Aim of the task
Only the lines from the top of the listing below to the line that has "Chart.register(...registerables);" should be echoed, with both ends kept and pictures left out.

::::

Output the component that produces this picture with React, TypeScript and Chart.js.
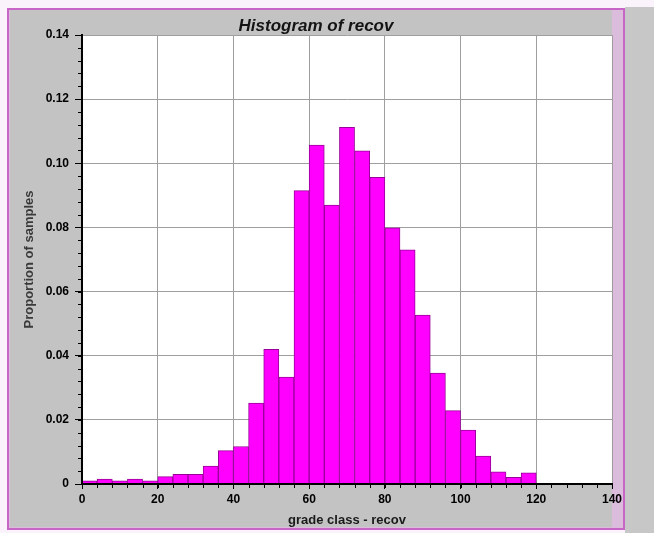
import React, { useEffect, useRef } from "react";
import { Chart, registerables } from "chart.js";

Chart.register(...registerables);

// ---- data ----
const chartTitle = "Histogram of recov";
const xAxisTitle = "grade class - recov";
const yAxisTitle = "Proportion of samples";

// bin centres (bins of width 4 from 0 to 120)
const binCenters = [
  2, 6, 10, 14, 18, 22, 26, 30, 34, 38, 42, 46, 50, 54, 58,
  62, 66, 70, 74, 78, 82, 86, 90, 94, 98, 102, 106, 110, 114, 118,
];
const proportions = [
  0.001, 0.0015, 0.001, 0.0015, 0.001, 0.0023, 0.003, 0.003, 0.0056, 0.0104,
  0.0117, 0.0252, 0.042, 0.0333, 0.0915, 0.1057, 0.087, 0.1112, 0.1039, 0.0956,
  0.0799, 0.073, 0.0527, 0.0346, 0.0229, 0.0168, 0.0087, 0.0038, 0.0021, 0.0035,
];

const xTickValues = [0, 20, 40, 60, 80, 100, 120, 140];
const xTickLabels = ["0", "20", "40", "60", "80", "100", "120", "140"];
const yTickValues = [0, 0.02, 0.04, 0.06, 0.08, 0.1, 0.12, 0.14];
const yTickLabels = ["0", "0.02", "0.04", "0.06", "0.08", "0.10", "0.12", "0.14"];
const xMinorStep = 4;
const yMinorStep = 0.004;

const FONT = "'Liberation Sans', Arial, sans-serif";

const framePlugin = {
  id: "framePlugin",
  beforeDraw(chart: any) {
    const { ctx, chartArea, width, height } = chart;
    ctx.save();
    ctx.fillStyle = "#fbf3fb";
    ctx.fillRect(0, 0, width, height);
    ctx.fillStyle = "#c7c7c7";
    ctx.fillRect(625, 7, width - 625, height - 7);
    ctx.fillStyle = "#dcbcdc";
    ctx.fillRect(7, 8, 618, 522);
    ctx.strokeStyle = "#c766c7";
    ctx.lineWidth = 2;
    ctx.strokeRect(8, 9, 616, 520);
    ctx.fillStyle = "#c3c3c3";
    ctx.fillRect(10, 10, chartArea.right - 10, 517);
    ctx.fillStyle = "#ffffff";
    ctx.fillRect(
      chartArea.left,
      chartArea.top,
      chartArea.right - chartArea.left,
      chartArea.bottom - chartArea.top
    );
    ctx.font = `italic bold 17px ${FONT}`;
    ctx.textAlign = "center";
    ctx.textBaseline = "middle";
    ctx.fillStyle = "#141414";
    ctx.fillText(chartTitle, 316, 26);
    ctx.restore();
  },
  afterDatasetsDraw(chart: any) {
    const { ctx, chartArea, scales } = chart;
    const xs = scales.x;
    const ys = scales.y;
    ctx.save();
    ctx.strokeStyle = "#000000";
    ctx.lineWidth = 1;
    ctx.beginPath();
    for (let v = xs.min; v <= xs.max + 1e-9; v += xMinorStep) {
      const px = Math.round(xs.getPixelForValue(v)) + 0.5;
      ctx.moveTo(px, chartArea.bottom);
      ctx.lineTo(px, chartArea.bottom + 4);
    }
    for (let i = 0; i * yMinorStep <= ys.max + 1e-9; i++) {
      const py = Math.round(ys.getPixelForValue(i * yMinorStep)) + 0.5;
      ctx.moveTo(chartArea.left - 4, py);
      ctx.lineTo(chartArea.left, py);
    }
    ctx.stroke();
    ctx.lineWidth = 2;
    ctx.beginPath();
    ctx.moveTo(chartArea.left, chartArea.bottom);
    ctx.lineTo(chartArea.right, chartArea.bottom);
    ctx.moveTo(chartArea.left, chartArea.bottom);
    ctx.lineTo(chartArea.left, chartArea.top);
    ctx.stroke();
    ctx.restore();
  },
};

export default function App() {
  const canvasRef = useRef<HTMLCanvasElement | null>(null);

  useEffect(() => {
    const canvas = canvasRef.current;
    if (!canvas) return;
    const chart = new Chart(canvas, {
      type: "bar",
      data: {
        datasets: [
          {
            data: binCenters.map((x, i) => ({ x, y: proportions[i] })),
            backgroundColor: "#ff00ff",
            borderColor: "#990099",
            borderWidth: { left: 1, top: 1, right: 1, bottom: 0 },
            borderSkipped: "start",
            barPercentage: 1,
            categoryPercentage: 1,
          },
        ],
      },
      plugins: [framePlugin],
      options: {
        animation: false,
        responsive: false,
        devicePixelRatio: 1,
        layout: { padding: { left: 10, top: 35, right: 42, bottom: 0 } },
        plugins: {
          legend: { display: false },
          title: { display: false },
          tooltip: { enabled: false },
        },
        scales: {
          x: {
            type: "linear",
            min: 0,
            max: 140,
            offset: false,
            afterFit(scale: any) {
              scale.height = 49;
            },
            afterBuildTicks(scale: any) {
              scale.ticks = xTickValues.map((v) => ({ value: v }));
            },
            grid: {
              offset: false,
              color: "#9e9e9e",
              lineWidth: 1,
              drawTicks: true,
              tickLength: 5,
              tickColor: "#000000",
            },
            border: { display: true, color: "#000000", width: 2 },
            ticks: {
              autoSkip: false,
              maxRotation: 0,
              padding: 3,
              color: "#000000",
              font: { family: FONT, size: 12, weight: "bold" },
              callback: (v: any) => {
                const i = xTickValues.indexOf(Number(v));
                return i >= 0 ? xTickLabels[i] : "";
              },
            },
            title: {
              display: true,
              text: xAxisTitle,
              color: "#1a1a1a",
              font: { family: FONT, size: 13, weight: "bold" },
              padding: { top: 0, bottom: 5 },
            },
          },
          y: {
            type: "linear",
            min: 0,
            max: 0.14,
            afterFit(scale: any) {
              scale.width = 72;
            },
            afterBuildTicks(scale: any) {
              scale.ticks = yTickValues.map((v) => ({ value: v }));
            },
            grid: {
              color: "#9e9e9e",
              lineWidth: 1,
              drawTicks: true,
              tickLength: 7,
              tickColor: "#000000",
            },
            border: { display: true, color: "#000000", width: 2 },
            ticks: {
              padding: 6,
              color: "#000000",
              font: { family: FONT, size: 12, weight: "bold" },
              callback: (v: any) => {
                const i = yTickValues.findIndex((t) => Math.abs(t - Number(v)) < 1e-9);
                return i >= 0 ? yTickLabels[i] : "";
              },
            },
            title: {
              display: true,
              text: yAxisTitle,
              color: "#3a3a3a",
              font: { family: FONT, size: 13, weight: "bold" },
              padding: { top: 12, bottom: 0 },
            },
          },
        },
      } as any,
    });
    return () => chart.destroy();
  }, []);

  return (
    <div style={{ position: "absolute", left: 0, top: 0, width: 654, height: 533 }}>
      <canvas ref={canvasRef} width={654} height={533} style={{ width: 654, height: 533, display: "block" }} />
    </div>
  );
}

::::

Exercise answer
Output the component that produces this picture with React, TypeScript and Chart.js.
import React, { useEffect, useRef } from "react";
import { Chart, registerables } from "chart.js";

Chart.register(...registerables);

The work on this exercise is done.